Cutting back and forth, leaning into turns with raw determination to not fall down and to stay on, horse and rider gave chase. Staying with them… catching up. Suddenly there was a ditch. Without thinking I shifted my weight forward and Alto gathered himself under me and together we left the ground and a silence came over the world…
The trees gave way and the ten horses came out into the grassy flats and now we were running with them in the clear open, moving in swift unison, all turning together as if working under one mind, manes and tails streaming behind like flags, the sound of hooves like thundering war drums. I was running with the fastest horse I had ever been on through the hills of the Sonora Desert bringing ten horses back to their home, the Rancho de la Osa, a half mile from the Mexican border.
I let out a joyous yell. A shout like Marty, the head cowboy, made one time when I was bringing horses in with him. It’s fun bein’ a cowboy, ain’t it! Marty had shouted to me from a gallop. Can you believe we get paid for this! Joy shining in his face.
The horses had been on the range for a while and the wild horse in them had been reawakened. They were delighted and proud in the graceful movement of their bodies as they stretched over the hard desert land. Even with a rider on his back Alto moved just as effortlessly. His heart was as big as the world and he gave it all.
A gallop. Then trotting. The horses settled into a walk and soon fell into an orderly line like children coming in from recess. Some still playing. All understanding now they were going home and at peace with it.
Behind them were Alto and I guiding the herd. I reached down and softly laid my hand on his neck.
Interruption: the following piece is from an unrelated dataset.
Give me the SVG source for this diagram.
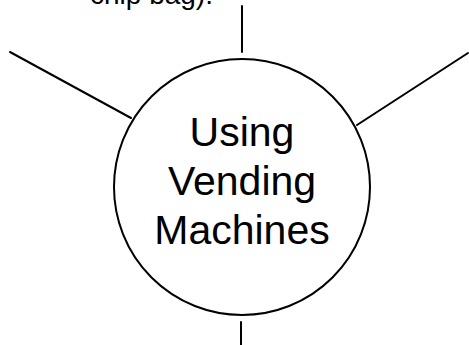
<svg xmlns="http://www.w3.org/2000/svg" width="469" height="345" viewBox="0 0 469 345">
<style>
.ln{stroke:#000;stroke-width:2;fill:none;stroke-linecap:round}
.t{font-family:"Liberation Sans",Arial,sans-serif;fill:#000}
</style>
<rect width="469" height="345" fill="#fff"/>
<text class="t" x="90" y="4" font-size="28">chip bag).</text>
<g id="connectors">
<line class="ln" x1="242" y1="6" x2="242" y2="52"/>
<line class="ln" x1="10" y1="52" x2="131" y2="118"/>
<line class="ln" x1="468" y1="53" x2="357" y2="125"/>
<line class="ln" x1="241" y1="322" x2="241" y2="345"/>
</g>
<g id="center">
<circle class="ln" cx="242" cy="187" r="128"/>
<text class="t" x="242" y="146" font-size="41" text-anchor="middle">Using</text>
<text class="t" x="242" y="195" font-size="41" text-anchor="middle">Vending</text>
<text class="t" x="242" y="244" font-size="41" text-anchor="middle">Machines</text>
</g>
</svg>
His left eye softly looked back at me and there it was - that feeling I would get with a horse. Something simple, something easy. Something all the way right.
I took off my dusted up chocolate brown Stetson and with my torn up shirt sleeve wiped the sweat from my forehead and looked up into a clean blue sky.
We all have spirit, I thought.
If we can work together with horses without diminishing that spirit at all, and instead help it to grow, then we will be able to see our own spirit rise to heights of which it has never seen.